I am the editor of a newsletter on race relations called American Renaissance . In 1994 I hosted a conference on the theme of “Race and American Civilization,” and Mr. D’Souza was one of many subscribers who attended. In The End of Racism he describes the conference in such lurid terms that at one point in the conversation Mr. Lemann remarks: “There’s a chilling scene in the book where you go to a racist group’s convention and they say all sorts of scary things.” Mr. Lemann did not know, because Mr. D’Souza did not write, that of the eleven speakers at the conference, two were syndicated columnists, four were Ph.D.s, one was a Jesuit priest, and four, including one orthodox rabbi, were Jews.

Why would Mr. D’Souza describe these people as if they were Klansmen?
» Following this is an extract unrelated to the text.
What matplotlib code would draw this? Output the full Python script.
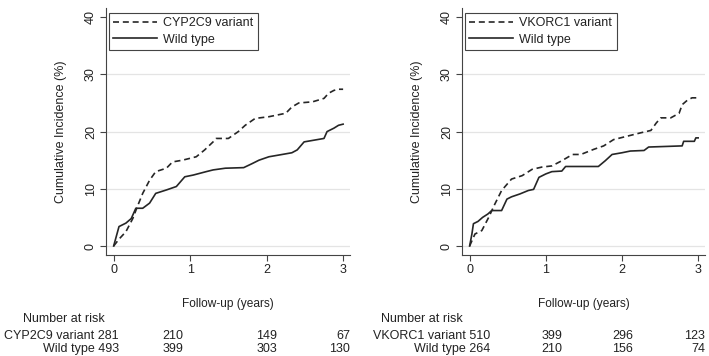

I suspect it is because he feared his book would attract charges of racism, which he wanted to deflect by pointing to others and saying, “They’re the racists; I’m a bold thinker.”

The trouble was that the views expressed at the conference were too similar to his own for him to report them accurately and then denounce them as “racist.” His account is therefore laughably misleading, but it is nothing compared with what he originally intended to publish. Fortunately, the speakers saw the book in galleys. Mr. D’Souza had invented passages from speeches (which were recorded) and had deliberately falsified “quotations” from American Renaissance —all in order to make us sound like “bigots.”

We wrote to his publisher. Although books were already in print, his falsehoods were so egregious that The Free Press took the extraordinary and very costly step of junking a good part of the first print run while Mr. D’Souza hurriedly made corrections.

Mr. D’Souza calls me a racist. In reply I would only point out that early in his journalistic career he earned the nickname Distort D’Newsa.